Problem to solve = Search the material below for the word "React" and copy every line in which it occurs.

Records for the exercise =
-- start --
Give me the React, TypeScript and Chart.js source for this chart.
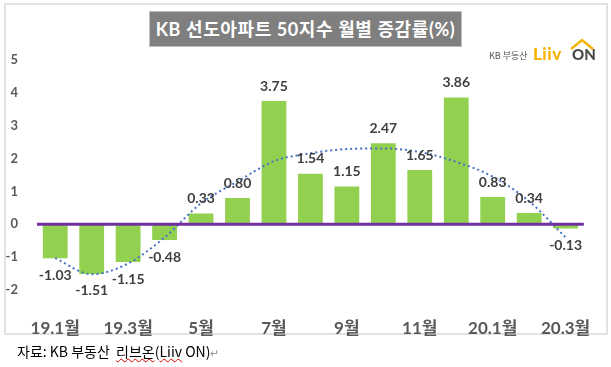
import React, { useEffect, useRef } from "react";
import { Chart, registerables } from "chart.js";

Chart.register(...registerables);

const categories = ["19.1월", "19.2월", "19.3월", "4월", "5월", "6월", "7월", "8월", "9월", "10월", "11월", "12월", "20.1월", "20.2월", "20.3월"];
const changeRates = [-1.03, -1.51, -1.15, -0.48, 0.33, 0.8, 3.75, 1.54, 1.15, 2.47, 1.65, 3.86, 0.83, 0.34, -0.13];
const trendValues = [-1.03, -1.52, -1.19, -0.4, 0.64, 1.3, 1.92, 2.16, 2.29, 2.31, 2.2, 1.9, 1.45, 0.7, -0.4];
const shownTickLabels = ["19.1월", "", "19.3월", "", "5월", "", "7월", "", "9월", "", "11월", "", "20.1월", "", "20.3월"];
const yTicks = [5, 4, 3, 2, 1, 0, -1, -2];

const titleText = "KB 선도아파트 50지수 월별 증감률(%)";
const FONT = "Lato, 'Noto Sans CJK KR', sans-serif";

const overlayPlugin = {
  id: "overlay",
  afterDatasetsDraw(chart: any) {
    const ctx = chart.ctx;
    const area = chart.chartArea;
    const y0 = chart.scales.y.getPixelForValue(0);
    ctx.save();
    ctx.strokeStyle = "#7030A0";
    ctx.lineWidth = 3;
    ctx.beginPath();
    ctx.moveTo(area.left, y0);
    ctx.lineTo(area.right, y0);
    ctx.stroke();

    const meta = chart.getDatasetMeta(1);
    ctx.fillStyle = "#404040";
    ctx.font = "bold 14px " + FONT;
    ctx.textAlign = "center";
    ctx.textBaseline = "middle";
    meta.data.forEach((el: any, i: number) => {
      const v = changeRates[i];
      const ty = v >= 0 ? el.y - 15 : el.y + 17;
      ctx.fillText(v.toFixed(2), el.x, ty);
    });
    ctx.restore();
  },
};

export default function App() {
  const ref = useRef<HTMLCanvasElement>(null);

  useEffect(() => {
    const chart = new Chart(ref.current as HTMLCanvasElement, {
      type: "bar",
      data: {
        labels: categories,
        datasets: [
          {
            type: "line",
            data: trendValues,
            borderColor: "#4472C4",
            borderWidth: 2,
            borderDash: [2, 3],
            pointRadius: 0,
            cubicInterpolationMode: "monotone",
            fill: false,
            order: 0,
          } as any,
          {
            type: "bar",
            data: changeRates,
            backgroundColor: "#92D050",
            borderWidth: 0,
            categoryPercentage: 1,
            barPercentage: 0.68,
            order: 1,
          },
        ],
      },
      options: {
        responsive: false,
        animation: false,
        layout: { padding: { top: 60, right: 23, left: 0, bottom: 0 } },
        plugins: { legend: { display: false }, tooltip: { enabled: false } },
        scales: {
          x: {
            grid: { display: false },
            border: { display: false },
            ticks: {
              autoSkip: false,
              maxRotation: 0,
              padding: 20,
              color: "#595959",
              font: { family: FONT, size: 17, weight: "bold" },
              callback: (_v: any, i: number) => shownTickLabels[i],
            },
            afterFit: (s: any) => {
              s.height = 77;
            },
          },
          y: {
            min: -2,
            max: 5,
            grid: { display: false, drawTicks: false },
            border: { display: false },
            afterBuildTicks: (s: any) => {
              s.ticks = yTicks.map((v) => ({ value: v }));
            },
            ticks: {
              padding: 19,
              color: "#595959",
              font: { family: FONT, size: 13, weight: "bold" },
              callback: (v: any) => String(v),
            },
            afterFit: (s: any) => {
              s.width = 37;
            },
          },
        },
      },
      plugins: [overlayPlugin],
    });
    return () => chart.destroy();
  }, []);

  return (
    <div style={{ position: "absolute", left: 0, top: 0, width: 611, height: 367, background: "#fff", overflow: "hidden" }}>
      <div style={{ position: "absolute", left: 4, top: 3, width: 600, height: 328, border: "2px solid #e2e2e2" }} />
      <canvas ref={ref} width={611} height={367} style={{ position: "absolute", left: 0, top: 0 }} />
      <div
        style={{
          position: "absolute",
          left: 149,
          top: 11,
          width: 311,
          height: 34,
          background: "#7F7F7F",
          border: "1px solid #bfbfbf",
          color: "#fff",
          fontFamily: FONT,
          fontWeight: "bold",
          fontSize: 18,
          letterSpacing: 0.6,
          lineHeight: "34px",
          textAlign: "center",
          whiteSpace: "nowrap",
        }}
      >
        {titleText}
      </div>
      <div style={{ position: "absolute", left: 489, top: 49, fontFamily: "'Noto Sans CJK KR', sans-serif", fontSize: 9, color: "#555", whiteSpace: "nowrap" }}>
        KB 부동산
      </div>
      <div style={{ position: "absolute", left: 533, top: 43, fontFamily: "Lato, sans-serif", fontWeight: 900, fontSize: 17, color: "#F6B400", whiteSpace: "nowrap", letterSpacing: 0.5 }}>
        Liiv
      </div>
      <div style={{ position: "absolute", left: 572, top: 45, fontFamily: "Lato, sans-serif", fontWeight: 900, fontSize: 15, color: "#4a4a4a", whiteSpace: "nowrap" }}>
        ON
      </div>
      <svg style={{ position: "absolute", left: 569, top: 38 }} width={26} height={12}>
        <polyline points="2,11 13,2 24,11" fill="none" stroke="#F6B400" strokeWidth={2.5} />
      </svg>
      <div style={{ position: "absolute", left: 17, top: 341, fontFamily: "'Noto Sans CJK KR', sans-serif", fontSize: 14, color: "#000", whiteSpace: "nowrap" }}>
        자료: KB 부동산{"\u00a0\u00a0"}
        <span style={{ textDecoration: "underline wavy #e00000", textDecorationThickness: 1 }}>리브온</span>(
        <span style={{ textDecoration: "underline wavy #e00000", textDecorationThickness: 1 }}>Liiv</span> ON)
        <span style={{ color: "#9a9a9a", fontSize: 11 }}>↵</span>
      </div>
    </div>
  );
}
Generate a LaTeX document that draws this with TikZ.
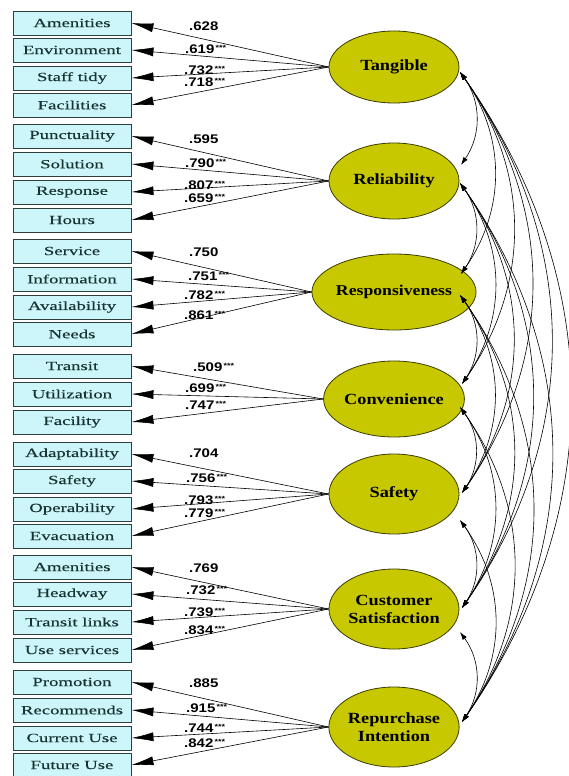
-- end --
Response to the task =
Give me the React, TypeScript and Chart.js source for this chart.
import React, { useEffect, useRef } from "react";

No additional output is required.